Brown wrote eight of the 15 songs on the album, as well as entertainingly re-arranging Jimmy Rogers’ “Act Like You Love Me” and The Velvet Underground’s “Run, Run, Run”.  The other songs are covers of blues classics such as Elmore James’ “Pickin’ The Blues” and “It Hurts Me Too”, Muddy’s “Rollin’ and Tumblin’” and the traditional “John Henry”.

Brown’s songs often openly tip their hats to his influences. “Sad Day” is a superb Muddy/Jimmy Rogers-style Chicago groove, “Hook-a-Boogie” sounds like a lost John Lee Hooker classic and “Run, Run, Run” has the irresistible foot-tapping rhythm of north Mississippi hill country blues. “What Are We Gonna Do” has more than a hint of Muddy’s “Walking Blues”, but none of these songs is a mere facsimile. Each stands on its own as a fully-realised, masterfully-performed retro-gem.

Brown receives admirably sensitive support throughout from harmonica maestro Bharath Rajakumar (who also contributes second guitar, maracas and backing vocals), Ben Caissie on drums and upright bass and Zak Izbinsky on guitar (for three songs). Together, they do an impressive job of evoking the great bands of the 50s, like the Aces.

Recorded at Rajakumar’s Regal Radio Studios in Montreal in June 2011, all 15 tracks were recorded live-off-the-floor onto a full track mono tape recorder, giving each song an old-school sound, reminiscent of the great Chess recordings of the 1950s. Rajakumar and Caissie recorded and engineered the album and deserve great praise for capturing that vintage Chicago sound.

The album is dedicated to Brown’s late father, Fujiya Kawashima, and a number of the songs were clearly written in the wake of his death. “Two O’Clock”, “Grim Reaper” and “Sad Day” are all deeply moving, but their highly personal nature does not diminish their emotional impact. 

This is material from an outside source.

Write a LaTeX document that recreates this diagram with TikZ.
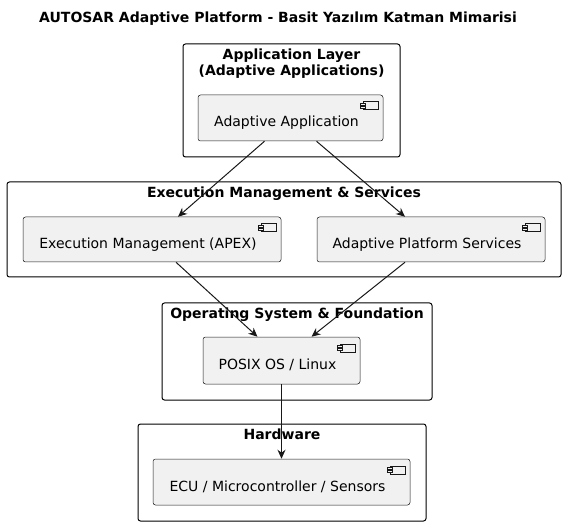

If you like the great Chess and Checker records of the 1950s, you should enjoy Sugar Brown’s Sad Day. The songs, the instrumentation and the production all hark back to that magical late-1940s/early-1950s sound whilst still retaining a modern punch. It is a very impressive first album and suggests that great things lie in wait for Mr Kawashima.